Abstract

This work reports the electrochemical oxidation of a new series of 4-methyl-1,4-dihydropyridine derivatives with platelet activation factor antagonistic activity. Differential pulse and cyclic voltammetry studies on a glassy carbon electrode showed an irreversible single peak due to the oxidation of the dihydropyridine ring via two electrons. Rotating disk electrode studies show a linear dependence between the current and the rotating rate, indicating that the oxidation process is diffusion-controlled. Calculated diffusion coefficients did not exhibit significant differences between the derivatives. Voltammetric apparent pKa values for the protonation-deprotonation equilibrium of the N-heterocyclic nitrogen are compared with 4-phenyl substituted 4-aryl-1,4-dihydropyridine (1,4-DHP) derivatives. Based on voltammetric experiments on glassy carbon electrodes, it is seen that the potential peak values are directly related to the electron density on the dihydropyridine ring, wherein C-5 substituent with electron-withdrawing character produces the most oxidizable 1,4-DHP derivative.
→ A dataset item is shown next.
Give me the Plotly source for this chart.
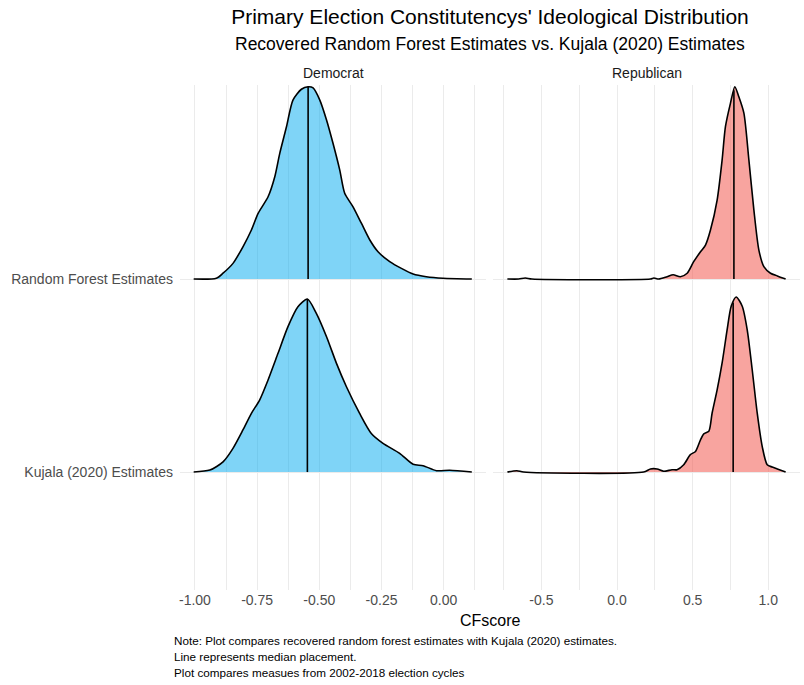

The oxidation mechanism follows the general pathway: electron, H+, electron, H+, with formation of an unstable cation radical in the first step. A one-electron oxidation intermediate was confirmed with controlled potential electrolysis and electron spin resonance experiments. On applying N-benzilydene-t-butylamine-N-oxide as the spin trap, the unstable radical intermediates from the oxidation of 4-methyl-1,4-dihydropyridine derivatives were intercepted. Comparison of the electron spin resonance spectra of the nitroxide spin adducts revealed no significant differences in the splitting constants of the radicals.